As a consequence, enterprise architecture activities may be seen as unimportant and easily expendable. Skills and knowledge built up over many years may then be lost as expert practitioners are laid off or else redeployed to take on work seen as having greater urgency.
The Essential Project Team believes such an outcome can be counterproductive, as enterprise architecture has a potentially vital role to play in enabling organisations to handle the challenges of an economic downturn. The key to this is to ensure that enterprise architecture activities are focused on what the business regards as high priority.
To address adverse trading conditions, the enterprise architect first needs to concentrate on the current state, rather than the future business operating model. Then the focus should be specifically on those areas where rationalisation of existing assets and business process simplification are likely to pay dividends in the short term. The Essential Architecture Manager has been designed to enable promising areas to be selected and modelled without the need to cover the entire spectrum of business and IT capabilities. And that modelling should be carried out only to the level of detail that is necessary to enable appropriate management decisions to be made.
We know that many organisations could make significant short-term savings simply by rationalising their technology platforms – for example, by eliminating redundant servers. The media company that provided the original beta test site for the Essential Architecture Manager during 2008 opted to use the package in the first instance to model and record its current technology assets. This exercise revealed inefficiency, duplication and obsolescence in a number of areas, and it highlighted possibilities for early savings to be made.
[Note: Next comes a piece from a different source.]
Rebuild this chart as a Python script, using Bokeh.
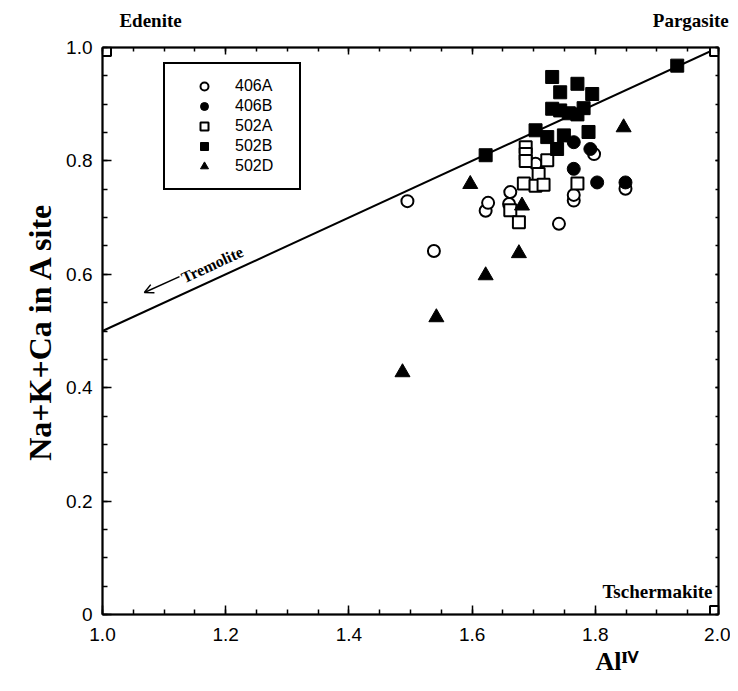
import math
from bokeh.plotting import figure
from bokeh.models import (FixedTicker, LinearAxis, Range1d, Label, Arrow, OpenHead,
                          Legend, LegendItem, CustomJSTickFormatter, Title)
from bokeh.embed import file_html
from bokeh.resources import INLINE

# ---------------- data ----------------
a406_x = [1.495, 1.538, 1.622, 1.626, 1.660, 1.662, 1.703, 1.741, 1.765, 1.765, 1.798, 1.849]
a406_y = [0.729, 0.641, 0.712, 0.726, 0.724, 0.745, 0.795, 0.689, 0.730, 0.740, 0.812, 0.751]

b406_x = [1.765, 1.792, 1.765, 1.803, 1.849]
b406_y = [0.833, 0.821, 0.786, 0.762, 0.762]

a502_x = [1.687, 1.687, 1.687, 1.722, 1.708, 1.684, 1.703, 1.716, 1.771, 1.662, 1.676]
a502_y = [0.824, 0.812, 0.800, 0.801, 0.777, 0.760, 0.756, 0.758, 0.760, 0.713, 0.692]

b502_x = [1.622, 1.703, 1.722, 1.738, 1.749, 1.789, 1.730, 1.743, 1.757, 1.771, 1.781,
          1.730, 1.743, 1.771, 1.795, 1.933]
b502_y = [0.810, 0.854, 0.842, 0.821, 0.845, 0.851, 0.892, 0.889, 0.884, 0.882, 0.893,
          0.948, 0.921, 0.936, 0.918, 0.968]

d502_x = [1.487, 1.542, 1.622, 1.676, 1.681, 1.597, 1.846]
d502_y = [0.427, 0.524, 0.598, 0.637, 0.721, 0.759, 0.859]

end_x = [1.0, 2.0, 2.0]
end_y = [1.0, 1.0, 0.0]
end_names = ["Edenite", "Pargasite", "Tschermakite"]
# horizontal centres of the two upper end-member captions (data units)
top_caption_x = [1.078, 1.955]

line_x = [1.0, 2.0]
line_y = [0.5, 1.0]

x_ticks = [1.0, 1.2, 1.4, 1.6, 1.8, 2.0]
x_tick_labels = ["1.0", "1.2", "1.4", "1.6", "1.8", "2.0"]
y_ticks = [0.0, 0.2, 0.4, 0.6, 0.8, 1.0]
y_tick_labels = ["0", "0.2", "0.4", "0.6", "0.8", "1.0"]
x_minor = [round(1.0 + 0.05 * i, 2) for i in range(21)]
y_minor = [round(0.05 * i, 2) for i in range(21)]

# ---------------- figure ----------------
W, H = 730, 683
p = figure(width=W, height=H, x_range=Range1d(1.0, 2.0), y_range=Range1d(0.0, 1.0),
           output_backend="svg", toolbar_location=None,
           min_border_left=102, min_border_right=12, min_border_top=47, min_border_bottom=69)
p.xgrid.visible = False
p.ygrid.visible = False
p.outline_line_color = "black"
p.outline_line_width = 1.5
p.background_fill_color = "white"
p.border_fill_color = "white"

TICK_FONT = "Liberation Sans"
SERIF = "Liberation Serif"

def style_axis(ax, ticks, minor, labels, tin, mtin, show_labels=True):
    ax.ticker = FixedTicker(ticks=ticks, minor_ticks=minor)
    ax.axis_line_color = "black"
    ax.axis_line_width = 2
    ax.major_tick_line_color = "black"
    ax.major_tick_line_width = 1.5
    ax.minor_tick_line_color = "black"
    ax.minor_tick_line_width = 1.5
    ax.major_tick_in = tin
    ax.major_tick_out = 0
    ax.minor_tick_in = mtin
    ax.minor_tick_out = 0
    if show_labels:
        ax.major_label_overrides = {t: l for t, l in zip(ticks, labels)}
        ax.major_label_text_font = TICK_FONT
        ax.major_label_text_font_size = "19px"
        ax.major_label_text_color = "black"
    else:
        ax.formatter = CustomJSTickFormatter(code="return ''")
        ax.major_label_text_font_size = "1px"
        ax.major_label_standoff = 0

xb = p.xaxis[0]
style_axis(xb, x_ticks, x_minor, x_tick_labels, 9, 5)
xb.major_label_standoff = 13
yl = p.yaxis[0]
style_axis(yl, y_ticks, y_minor, y_tick_labels, 9, 5)
yl.major_label_standoff = 10

xt = LinearAxis()
style_axis(xt, x_ticks, x_minor, x_tick_labels, 7, 4, show_labels=False)
p.add_layout(xt, "above")
yr = LinearAxis()
style_axis(yr, y_ticks, y_minor, y_tick_labels, 3, 3, show_labels=False)
p.add_layout(yr, "right")

# captions for Edenite / Pargasite carried by an unlined axis above the frame
xcap = LinearAxis(ticker=FixedTicker(ticks=top_caption_x, minor_ticks=[]))
xcap.major_label_overrides = {top_caption_x[0]: end_names[0], top_caption_x[1]: end_names[1]}
xcap.axis_line_color = None
xcap.major_tick_line_color = None
xcap.minor_tick_line_color = None
xcap.major_label_text_font = SERIF
xcap.major_label_text_font_size = "19px"
xcap.major_label_text_font_style = "bold"
xcap.major_label_text_color = "black"
xcap.major_label_standoff = 11
p.add_layout(xcap, "above")

# axis titles as side-panel titles (not clipped by the frame)
ytitle = Title(text="Na+K+Ca in A site", align="center", standoff=12,
               text_font=SERIF, text_font_size="32px", text_font_style="bold",
               text_color="black")
p.add_layout(ytitle, "left")
xtitle = Title(text="Al\u1d35\u2c7d", align="left", offset=493, standoff=2,
               text_font=SERIF, text_font_size="26px", text_font_style="bold",
               text_color="black")
p.add_layout(xtitle, "below")

# ---------------- data marks ----------------
p.line(line_x, line_y, line_color="black", line_width=2)

r_a406 = p.scatter(a406_x, a406_y, marker="circle", size=12, fill_color="white",
                   line_color="black", line_width=2)
r_b406 = p.scatter(b406_x, b406_y, marker="circle", size=13, fill_color="black",
                   line_color="black", line_width=1)
r_a502 = p.scatter(a502_x, a502_y, marker="square", size=12, fill_color="white",
                   line_color="black", line_width=2)
r_b502 = p.scatter(b502_x, b502_y, marker="square", size=13, fill_color="black",
                   line_color="black", line_width=1)
r_d502 = p.scatter(d502_x, d502_y, marker="triangle", size=15, fill_color="black",
                   line_color="black", line_width=1)

p.scatter(end_x, end_y, marker="square", size=17, fill_color="white",
          line_color="black", line_width=2)

p.add_layout(Label(x=end_x[2], y=end_y[2], text=end_names[2], x_offset=-6, y_offset=23,
                   text_font=SERIF, text_font_size="19px", text_font_style="bold",
                   text_color="black", text_align="right", text_baseline="middle"))

# Tremolite arrow and label
p.add_layout(Arrow(end=OpenHead(size=9, line_width=1.5, line_color="black"),
                   x_start=1.125, y_start=0.596, x_end=1.068, y_end=0.568,
                   line_width=1.5, line_color="black"))
ang = math.atan2(0.5 * 567, 616)
p.add_layout(Label(x=1.178, y=0.617, text="Tremolite", angle=ang,
                   text_font=SERIF, text_font_size="16px", text_font_style="bold",
                   text_color="black", text_align="center", text_baseline="middle"))

# ---------------- legend ----------------
legend = Legend(items=[
    LegendItem(label="406A", renderers=[r_a406]),
    LegendItem(label="406B", renderers=[r_b406]),
    LegendItem(label="502A", renderers=[r_a502]),
    LegendItem(label="502B", renderers=[r_b502]),
    LegendItem(label="502D", renderers=[r_d502]),
], location=(61, 424))
legend.glyph_width = 54
legend.glyph_height = 20
legend.label_height = 20
legend.label_width = 52
legend.label_standoff = 4
legend.padding = 12
legend.spacing = 0
legend.margin = 0
legend.border_line_color = "black"
legend.border_line_alpha = 1.0
legend.border_line_width = 2
legend.background_fill_color = "white"
legend.background_fill_alpha = 1.0
legend.label_text_font = TICK_FONT
legend.label_text_font_size = "16px"
legend.label_text_color = "black"
legend.label_text_baseline = "middle"
p.add_layout(legend, "center")

open("out.html", "w").write(file_html(p, INLINE))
A similar case can be made for organisations using tools such as the Essential Architecture Manager to record details of current IT applications and the business activities they support. This can reveal scope for rationalisation and simplification, which can lead in turn to significant benefits – for example, savings in licence fees and software maintenance charges. While working with a financial services company, one member of the Essential project Team used such a targeted architectural approach to demonstrate that a range of new financial products could be supported by the firm’s existing systems: this obviated the need for a proposed new suite of applications.
In short, now is the time for smart enterprise architects to lift up the drain covers, rather than scan the distant horizons. Those who are sensitive to current business priorities will hopefully then still be around to contribute to and support a more strategic agenda when better times return.